A negative example can be found in the digital activities of the Polish MFA. In recent years, Poland has dedicated substantial digital resources to distancing itself from the atrocities of WWII. The MFA’s campaign centers on stating that Poland was the first victim of Nazi Germany and that Polish death camps were in-fact Nazi death camps built on occupied Polish territory. Polish diplomats have often used social media to berate publications for using the term Polish death camps while the current government has passed a bill criminalizing the argument that Poland took part in the Holocaust. This campaign has led to negative outcomes for two reasons. First, the Polish law has led to a backlash which labels Poland as a Holocaust denier unwilling to face its sordid past. The digital campaign may have only strengthened the association between Poland and the Holocaust. In every tweet and YouTube video, the term Poland is followed by the term Holocaust.
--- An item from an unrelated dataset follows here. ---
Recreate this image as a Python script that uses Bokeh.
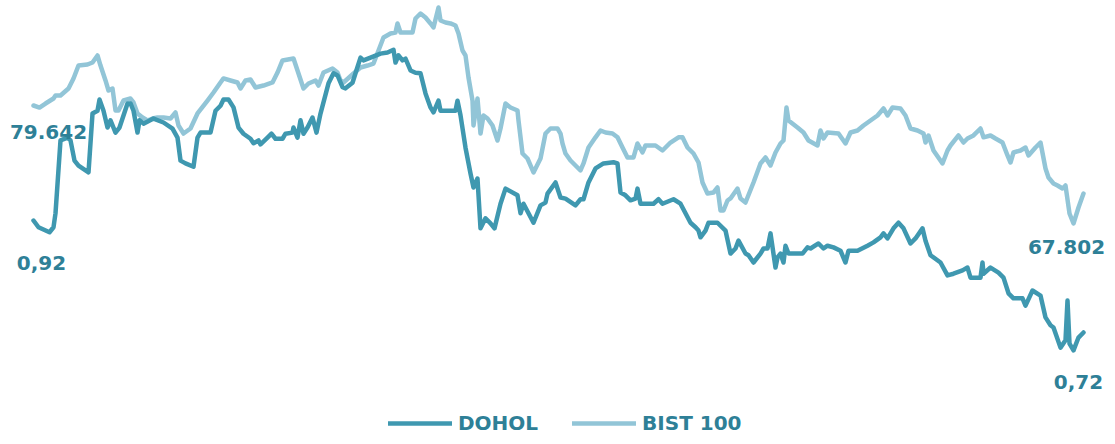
from bokeh.plotting import figure
from bokeh.models import Range1d, Legend, LegendItem, Label
from bokeh.embed import file_html
from bokeh.resources import INLINE

# ---- data (trading-time index, value) ----
dohol_t = [0, 5, 16, 20, 22, 27, 34, 37, 41, 45, 55, 59, 64, 66, 70, 74, 77, 82, 86, 94, 97, 100, 104, 106,
           110, 120, 130, 139, 144, 147, 152, 160, 164, 167, 177, 182, 187, 190, 195, 200, 205, 210, 217, 220,
           225, 227, 234, 238, 242, 249, 252, 259, 260, 264, 267, 270, 274, 279, 283, 287, 295, 300, 304, 309,
           312, 319, 322, 327, 330, 337, 347, 354, 360, 362, 365, 369, 372, 377, 382, 387, 392, 397, 400, 405,
           407, 417, 422, 424, 427, 432, 437, 440, 444, 447, 452, 457, 461, 467, 472, 484, 487, 490, 495, 500,
           507, 512, 514, 522, 527, 532, 542, 547, 550, 555, 562, 570, 580, 584, 587, 592, 597, 602, 604, 607,
           620, 625, 629, 640, 647, 652, 657, 662, 665, 667, 672, 675, 684, 692, 697, 702, 705, 712, 715, 720,
           727, 730, 734, 737, 742, 744, 747, 750, 752, 755, 769, 774, 777, 785, 790, 794, 800, 807, 812, 815,
           824, 834, 840, 847, 850, 854, 860, 865, 870, 877, 882, 889, 892, 897, 907, 914, 920, 929, 934, 937,
           947, 949, 950, 957, 965, 970, 975, 980, 989, 992, 999, 1007, 1012, 1017, 1020, 1027, 1032, 1034, 1036,
           1040, 1045, 1050]
dohol = [0.920, 0.908, 0.899, 0.908, 0.933, 1.063, 1.068, 1.063, 1.027, 1.018, 1.006, 1.111, 1.116, 1.136,
         1.116, 1.086, 1.099, 1.077, 1.086, 1.129, 1.129, 1.116, 1.077, 1.099, 1.093, 1.102, 1.095, 1.084,
         1.068, 1.027, 1.022, 1.016, 1.068, 1.077, 1.077, 1.116, 1.125, 1.136, 1.136, 1.122, 1.086, 1.075,
         1.066, 1.058, 1.063, 1.056, 1.068, 1.075, 1.066, 1.066, 1.075, 1.077, 1.086, 1.068, 1.099, 1.075,
         1.086, 1.104, 1.077, 1.111, 1.165, 1.183, 1.179, 1.158, 1.156, 1.166, 1.183, 1.211, 1.206, 1.211,
         1.218, 1.220, 1.225, 1.202, 1.215, 1.206, 1.209, 1.188, 1.184, 1.183, 1.147, 1.122, 1.113, 1.134,
         1.116, 1.116, 1.116, 1.134, 1.108, 1.050, 1.004, 0.979, 0.995, 0.906, 0.924, 0.915, 0.906, 0.950,
         0.977, 0.965, 0.933, 0.950, 0.933, 0.916, 0.947, 0.952, 0.968, 0.988, 0.961, 0.959, 0.947, 0.958,
         0.958, 0.988, 1.013, 1.022, 1.024, 1.022, 0.970, 0.965, 0.956, 0.959, 0.977, 0.950, 0.950, 0.958,
         0.950, 0.958, 0.950, 0.933, 0.916, 0.908, 0.902, 0.890, 0.902, 0.916, 0.916, 0.902, 0.861, 0.870,
         0.884, 0.861, 0.858, 0.845, 0.861, 0.870, 0.870, 0.897, 0.836, 0.854, 0.861, 0.845, 0.875, 0.861,
         0.861, 0.872, 0.870, 0.879, 0.870, 0.875, 0.872, 0.866, 0.845, 0.866, 0.866, 0.875, 0.881, 0.890,
         0.897, 0.888, 0.906, 0.916, 0.906, 0.879, 0.888, 0.906, 0.884, 0.858, 0.845, 0.822, 0.825, 0.831,
         0.836, 0.818, 0.818, 0.845, 0.825, 0.836, 0.827, 0.818, 0.790, 0.781, 0.781, 0.768, 0.795, 0.786,
         0.747, 0.733, 0.729, 0.693, 0.706, 0.777, 0.700, 0.688, 0.711, 0.720]

bist_t = [0, 6, 12, 20, 22, 27, 35, 40, 45, 54, 59, 64, 67, 72, 75, 79, 82, 85, 90, 97, 100, 104, 109, 114,
          119, 124, 130, 137, 142, 145, 150, 157, 164, 174, 180, 187, 190, 197, 204, 207, 212, 217, 222, 230,
          239, 244, 249, 260, 264, 270, 275, 282, 285, 290, 299, 304, 307, 310, 320, 327, 334, 340, 345, 350,
          357, 362, 364, 367, 372, 379, 382, 387, 392, 397, 400, 405, 407, 412, 417, 422, 425, 429, 432, 435,
          439, 440, 444, 447, 450, 454, 459, 464, 467, 472, 477, 484, 485, 489, 494, 500, 507, 512, 517, 524,
          527, 529, 532, 537, 542, 547, 550, 555, 562, 567, 572, 579, 584, 589, 594, 600, 604, 609, 612, 622,
          629, 637, 645, 649, 654, 660, 665, 669, 674, 680, 684, 687, 690, 694, 697, 704, 707, 712, 720, 727,
          732, 737, 742, 747, 750, 753, 755, 764, 770, 775, 784, 787, 790, 794, 805, 812, 817, 824, 830, 844,
          850, 854, 859, 867, 872, 877, 884, 890, 892, 895, 900, 909, 914, 917, 925, 930, 934, 940, 947, 950,
          957, 962, 969, 974, 977, 980, 987, 992, 995, 1002, 1007, 1012, 1015, 1020, 1024, 1029, 1032, 1036,
          1040, 1045, 1050]
bist = [79.642, 79.37, 79.91, 80.58, 80.99, 80.99, 81.93, 83.28, 85.02, 85.16, 85.43, 86.37, 85.02, 83.01,
        81.66, 81.93, 78.97, 78.97, 80.31, 80.58, 80.05, 78.57, 78.03, 77.62, 77.89, 78.03, 78.03, 77.89,
        78.70, 76.95, 75.87, 76.55, 78.57, 80.31, 81.39, 82.74, 83.28, 83.01, 82.74, 81.93, 83.01, 83.14,
        82.06, 82.33, 82.74, 84.08, 85.70, 85.97, 84.35, 81.93, 82.60, 83.01, 82.33, 84.08, 84.62, 84.08,
        83.01, 82.74, 83.95, 84.75, 85.02, 85.29, 87.04, 88.79, 89.33, 89.46, 90.68, 89.46, 89.46, 89.46,
        91.35, 92.02, 91.48, 90.68, 90.14, 92.83, 91.08, 90.81, 90.68, 90.41, 89.33, 87.04, 86.37, 83.41,
        80.31, 76.95, 80.58, 75.87, 78.30, 77.89, 76.95, 74.93, 76.55, 79.91, 79.37, 78.97, 77.62, 73.18,
        72.51, 70.63, 72.51, 75.87, 76.55, 76.55, 75.87, 74.53, 73.18, 72.24, 71.57, 70.90, 71.84, 73.99,
        75.36, 76.28, 76.01, 75.87, 75.36, 73.99, 72.65, 72.65, 74.53, 73.32, 74.26, 74.26, 73.59, 74.66,
        75.36, 75.36, 73.99, 73.18, 71.97, 69.28, 67.80, 67.94, 68.61, 65.51, 65.51, 66.86, 67.13, 68.47,
        67.13, 66.59, 69.28, 71.84, 72.65, 71.57, 73.32, 74.53, 74.93, 79.37, 77.62, 76.68, 76.01, 74.93,
        74.26, 76.28, 75.20, 76.01, 75.87, 74.53, 76.01, 76.28, 76.95, 78.30, 79.24, 78.30, 79.37, 79.24,
        78.30, 76.55, 76.28, 75.87, 74.66, 75.61, 73.59, 71.84, 73.59, 74.26, 75.61, 74.66, 75.20, 75.61,
        76.55, 75.36, 75.61, 75.20, 74.66, 72.92, 71.97, 73.32, 73.59, 73.99, 72.92, 73.99, 74.66, 71.17,
        69.95, 69.15, 68.88, 68.47, 68.88, 65.11, 63.77, 65.92, 67.802]

series_names = ["DOHOL", "BIST 100"]
start_labels = ["0,92", "79.642"]
end_labels = ["0,72", "67.802"]

DOHOL_COLOR = "#3f98b0"
BIST_COLOR = "#92c5d7"
TEXT_COLOR = "#2e8097"
FONT = "DejaVu Sans"

p = figure(width=1115, height=444, output_backend="svg", toolbar_location=None,
           x_range=Range1d(-33, 1082), y_range=Range1d(0.52, 1.3129),
           min_border=0, min_border_left=0, min_border_right=0,
           min_border_top=0, min_border_bottom=0)
p.extra_y_ranges = {"bist": Range1d(34.031, 93.769)}
p.xaxis.visible = False
p.yaxis.visible = False
p.grid.visible = False
p.outline_line_color = None
p.background_fill_color = "white"
p.border_fill_color = "white"

r_bist = p.line(bist_t, bist, y_range_name="bist", line_color=BIST_COLOR, line_width=4.5,
                line_join="round", line_cap="round")
r_dohol = p.line(dohol_t, dohol, line_color=DOHOL_COLOR, line_width=4.5,
                 line_join="round", line_cap="round")

# value labels at the ends of the series
lab_specs = [
    (bist_t[0], bist[0], "bist", start_labels[1], 15, -27),
    (dohol_t[0], dohol[0], "default", start_labels[0], 8, -42),
    (bist_t[-1], bist[-1], "bist", end_labels[1], -17, -54),
    (dohol_t[-1], dohol[-1], "default", end_labels[0], -5, -49),
]
for x, y, rn, txt, xo, yo in lab_specs:
    p.add_layout(Label(x=x, y=y, y_range_name=rn, text=txt, x_offset=xo, y_offset=yo,
                       text_align="center", text_baseline="alphabetic",
                       text_font=FONT, text_font_style="bold", text_font_size="20px",
                       text_color=TEXT_COLOR))

legend = Legend(items=[LegendItem(label=series_names[0], renderers=[r_dohol]),
                       LegendItem(label=series_names[1], renderers=[r_bist])],
                orientation="horizontal", location=(388, 9),
                glyph_width=64, glyph_height=20, label_height=20, label_standoff=6,
                spacing=34, padding=0, margin=0,
                border_line_color=None, background_fill_alpha=0,
                label_text_font=FONT, label_text_font_style="bold",
                label_text_font_size="20px", label_text_color=TEXT_COLOR)
p.add_layout(legend)

open("out.html", "w").write(file_html(p, INLINE))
This may cement a mental association in peoples’ minds between Poland and the atrocities of WWII and the negative values of racism, sadism, hatred and fascism.

So finally, what is Soft Power in the 21st century? It is the ability to manage the normative associations that a state evokes so that a state is seen as a desirable partner for creating temporary coalitions or permanent alliances. It is through such alliances and coalitions that small or middle powers will be able to negotiate with future giants. Enhancing a state’s Soft Power can be achieved through public diplomacy and digital diplomacy as states articulate the values that guide their foreign policy and demonstrate how their actions in the world advance such values.